* [Your objective]: How many of the lines below include "Apache"? Give the number and no other words.

* [Given data]:
__________________________________________________
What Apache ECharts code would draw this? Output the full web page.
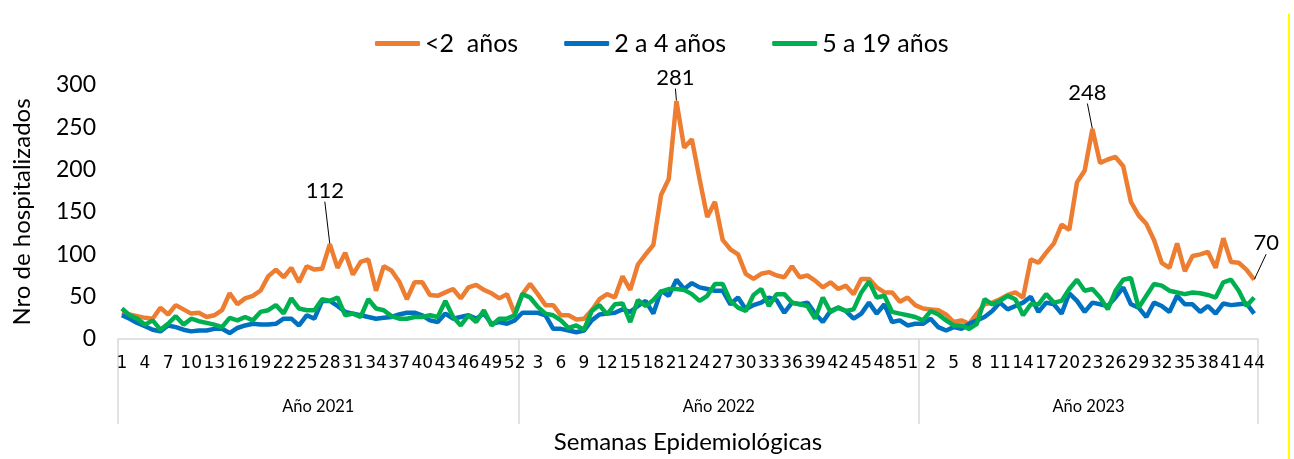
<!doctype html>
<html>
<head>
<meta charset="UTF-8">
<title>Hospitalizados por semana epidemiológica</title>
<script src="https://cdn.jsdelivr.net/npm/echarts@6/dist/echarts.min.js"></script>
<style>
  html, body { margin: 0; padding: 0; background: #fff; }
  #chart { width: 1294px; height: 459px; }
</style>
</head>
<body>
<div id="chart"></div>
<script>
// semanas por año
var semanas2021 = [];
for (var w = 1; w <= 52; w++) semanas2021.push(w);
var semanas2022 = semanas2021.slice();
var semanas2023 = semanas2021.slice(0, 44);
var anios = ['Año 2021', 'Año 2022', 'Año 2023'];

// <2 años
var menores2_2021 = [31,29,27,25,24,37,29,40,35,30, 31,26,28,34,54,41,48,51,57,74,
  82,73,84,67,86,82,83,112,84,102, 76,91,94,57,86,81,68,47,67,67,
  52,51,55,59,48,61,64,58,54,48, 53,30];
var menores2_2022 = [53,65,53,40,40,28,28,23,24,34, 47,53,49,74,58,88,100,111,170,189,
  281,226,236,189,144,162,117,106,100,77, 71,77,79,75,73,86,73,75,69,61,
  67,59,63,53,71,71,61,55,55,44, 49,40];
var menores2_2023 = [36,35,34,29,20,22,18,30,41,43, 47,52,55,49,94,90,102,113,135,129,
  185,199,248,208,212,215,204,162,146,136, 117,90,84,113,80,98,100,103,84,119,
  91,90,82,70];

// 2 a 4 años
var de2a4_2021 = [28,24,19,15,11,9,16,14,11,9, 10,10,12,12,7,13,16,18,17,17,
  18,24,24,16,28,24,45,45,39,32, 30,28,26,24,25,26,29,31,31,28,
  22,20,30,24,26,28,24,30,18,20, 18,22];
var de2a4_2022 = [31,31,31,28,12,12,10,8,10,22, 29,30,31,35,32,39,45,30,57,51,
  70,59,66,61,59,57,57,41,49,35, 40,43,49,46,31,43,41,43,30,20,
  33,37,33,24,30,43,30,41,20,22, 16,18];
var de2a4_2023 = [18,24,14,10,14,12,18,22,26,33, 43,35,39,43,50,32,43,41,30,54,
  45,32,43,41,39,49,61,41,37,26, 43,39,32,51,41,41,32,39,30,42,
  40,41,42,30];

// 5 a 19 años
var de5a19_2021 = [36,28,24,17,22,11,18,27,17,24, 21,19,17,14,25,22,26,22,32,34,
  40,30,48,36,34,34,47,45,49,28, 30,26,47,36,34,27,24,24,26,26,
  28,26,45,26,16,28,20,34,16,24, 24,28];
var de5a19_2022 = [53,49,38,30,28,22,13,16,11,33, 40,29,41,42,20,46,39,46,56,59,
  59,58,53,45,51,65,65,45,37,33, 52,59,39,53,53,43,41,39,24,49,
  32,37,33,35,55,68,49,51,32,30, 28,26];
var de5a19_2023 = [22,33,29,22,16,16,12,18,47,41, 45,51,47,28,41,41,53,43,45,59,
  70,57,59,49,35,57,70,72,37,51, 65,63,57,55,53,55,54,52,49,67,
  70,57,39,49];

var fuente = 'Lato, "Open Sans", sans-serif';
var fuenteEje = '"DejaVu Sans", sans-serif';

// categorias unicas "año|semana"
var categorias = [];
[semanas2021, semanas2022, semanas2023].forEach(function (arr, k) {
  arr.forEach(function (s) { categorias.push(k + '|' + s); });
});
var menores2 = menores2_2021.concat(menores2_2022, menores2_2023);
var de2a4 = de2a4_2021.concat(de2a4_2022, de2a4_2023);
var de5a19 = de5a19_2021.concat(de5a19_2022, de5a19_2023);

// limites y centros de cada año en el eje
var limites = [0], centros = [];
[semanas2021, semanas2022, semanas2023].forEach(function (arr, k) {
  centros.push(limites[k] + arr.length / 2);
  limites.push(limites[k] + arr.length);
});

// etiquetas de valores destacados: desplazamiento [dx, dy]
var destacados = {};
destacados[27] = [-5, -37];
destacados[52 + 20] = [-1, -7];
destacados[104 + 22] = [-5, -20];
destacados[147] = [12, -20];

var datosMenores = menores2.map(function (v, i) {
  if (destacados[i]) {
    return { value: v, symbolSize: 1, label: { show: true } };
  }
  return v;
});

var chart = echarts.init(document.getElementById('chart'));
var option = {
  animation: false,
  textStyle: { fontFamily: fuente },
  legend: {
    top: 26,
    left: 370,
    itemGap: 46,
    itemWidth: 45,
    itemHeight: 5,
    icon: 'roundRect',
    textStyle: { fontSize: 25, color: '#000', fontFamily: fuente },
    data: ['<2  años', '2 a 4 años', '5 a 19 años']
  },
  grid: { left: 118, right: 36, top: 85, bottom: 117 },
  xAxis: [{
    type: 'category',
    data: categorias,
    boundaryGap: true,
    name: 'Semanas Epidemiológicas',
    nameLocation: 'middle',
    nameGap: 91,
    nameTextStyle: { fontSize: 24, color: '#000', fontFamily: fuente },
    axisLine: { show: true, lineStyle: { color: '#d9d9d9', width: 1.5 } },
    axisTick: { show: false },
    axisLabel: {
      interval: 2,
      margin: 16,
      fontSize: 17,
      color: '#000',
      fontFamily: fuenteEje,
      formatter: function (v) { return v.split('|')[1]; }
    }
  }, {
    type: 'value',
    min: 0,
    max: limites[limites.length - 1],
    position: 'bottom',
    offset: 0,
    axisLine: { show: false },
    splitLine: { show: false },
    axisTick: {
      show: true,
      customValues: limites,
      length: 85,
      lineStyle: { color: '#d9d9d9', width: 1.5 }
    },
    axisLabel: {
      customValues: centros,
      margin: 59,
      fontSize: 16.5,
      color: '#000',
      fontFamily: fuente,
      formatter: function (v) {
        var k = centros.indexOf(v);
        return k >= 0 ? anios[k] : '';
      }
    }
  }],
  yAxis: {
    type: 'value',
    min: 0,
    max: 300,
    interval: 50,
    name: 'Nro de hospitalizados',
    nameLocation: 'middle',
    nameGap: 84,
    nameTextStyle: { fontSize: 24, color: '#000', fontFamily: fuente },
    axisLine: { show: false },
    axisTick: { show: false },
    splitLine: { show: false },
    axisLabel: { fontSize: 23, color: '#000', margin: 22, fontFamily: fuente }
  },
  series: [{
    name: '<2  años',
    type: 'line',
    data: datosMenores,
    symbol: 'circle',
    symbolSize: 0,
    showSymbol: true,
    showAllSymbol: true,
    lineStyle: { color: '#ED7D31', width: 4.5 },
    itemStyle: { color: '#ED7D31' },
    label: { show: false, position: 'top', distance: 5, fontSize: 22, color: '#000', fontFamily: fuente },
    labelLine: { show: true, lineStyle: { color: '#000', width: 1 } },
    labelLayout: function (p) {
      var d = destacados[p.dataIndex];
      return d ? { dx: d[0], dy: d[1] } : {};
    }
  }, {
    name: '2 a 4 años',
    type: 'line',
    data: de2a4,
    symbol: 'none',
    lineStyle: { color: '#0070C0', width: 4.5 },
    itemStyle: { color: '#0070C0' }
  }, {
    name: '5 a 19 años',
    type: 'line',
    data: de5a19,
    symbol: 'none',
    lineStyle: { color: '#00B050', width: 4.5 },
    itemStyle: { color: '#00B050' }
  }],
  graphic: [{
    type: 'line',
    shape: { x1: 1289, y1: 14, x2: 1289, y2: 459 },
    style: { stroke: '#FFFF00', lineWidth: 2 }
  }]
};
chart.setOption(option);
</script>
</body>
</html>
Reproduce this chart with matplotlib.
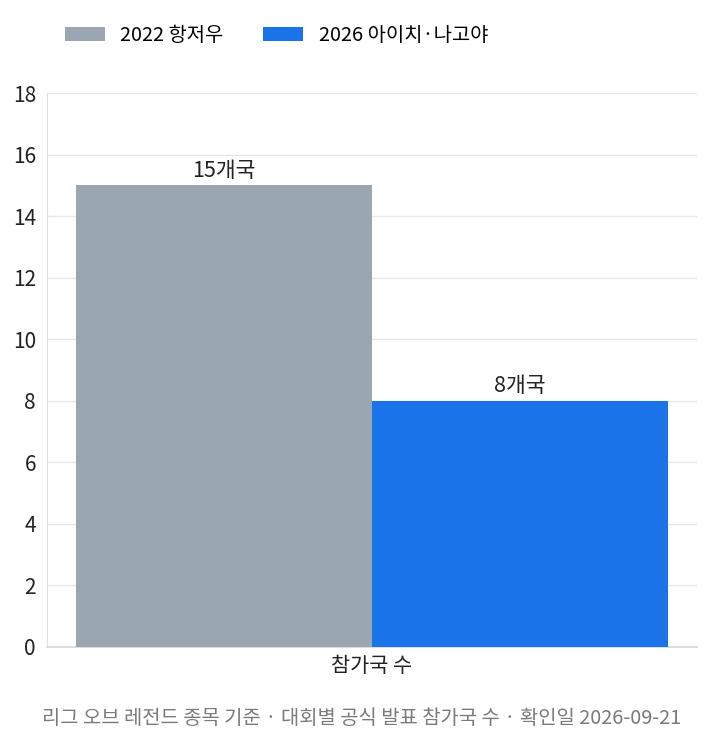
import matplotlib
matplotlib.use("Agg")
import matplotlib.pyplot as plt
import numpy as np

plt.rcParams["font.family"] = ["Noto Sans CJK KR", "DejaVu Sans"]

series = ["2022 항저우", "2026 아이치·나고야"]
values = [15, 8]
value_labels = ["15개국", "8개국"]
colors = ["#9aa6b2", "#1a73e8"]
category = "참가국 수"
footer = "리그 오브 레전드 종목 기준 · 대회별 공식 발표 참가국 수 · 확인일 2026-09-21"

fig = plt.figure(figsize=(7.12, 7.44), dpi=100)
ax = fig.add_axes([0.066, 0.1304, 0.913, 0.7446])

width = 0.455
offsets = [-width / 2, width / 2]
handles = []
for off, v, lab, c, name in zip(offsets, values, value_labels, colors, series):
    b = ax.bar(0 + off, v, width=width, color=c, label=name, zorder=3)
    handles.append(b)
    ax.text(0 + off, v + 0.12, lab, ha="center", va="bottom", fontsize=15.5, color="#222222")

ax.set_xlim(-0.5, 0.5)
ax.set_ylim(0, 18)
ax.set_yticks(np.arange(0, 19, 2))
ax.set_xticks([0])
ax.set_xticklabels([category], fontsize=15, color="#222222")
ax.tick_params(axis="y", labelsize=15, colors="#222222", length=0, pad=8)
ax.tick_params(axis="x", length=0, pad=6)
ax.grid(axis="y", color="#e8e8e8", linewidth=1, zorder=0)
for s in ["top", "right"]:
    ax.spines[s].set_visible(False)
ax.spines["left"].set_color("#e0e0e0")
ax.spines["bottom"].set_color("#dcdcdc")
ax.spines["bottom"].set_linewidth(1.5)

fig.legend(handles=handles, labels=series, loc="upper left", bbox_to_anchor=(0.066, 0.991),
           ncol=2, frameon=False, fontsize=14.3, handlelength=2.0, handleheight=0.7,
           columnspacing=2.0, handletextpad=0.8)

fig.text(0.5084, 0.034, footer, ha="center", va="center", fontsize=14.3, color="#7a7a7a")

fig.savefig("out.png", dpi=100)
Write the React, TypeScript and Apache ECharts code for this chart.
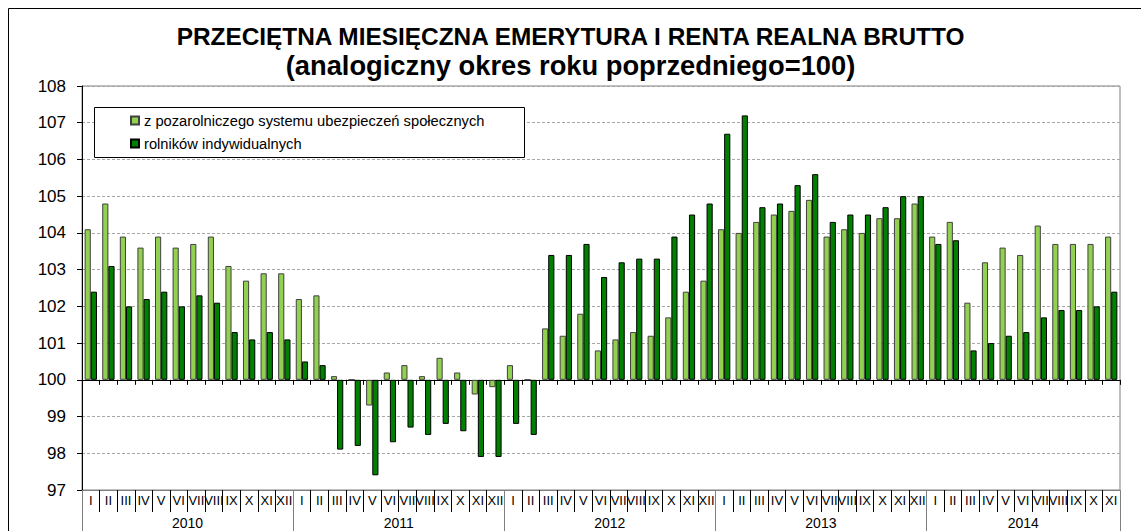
__________________________________________________
* [Exercise answer]: 2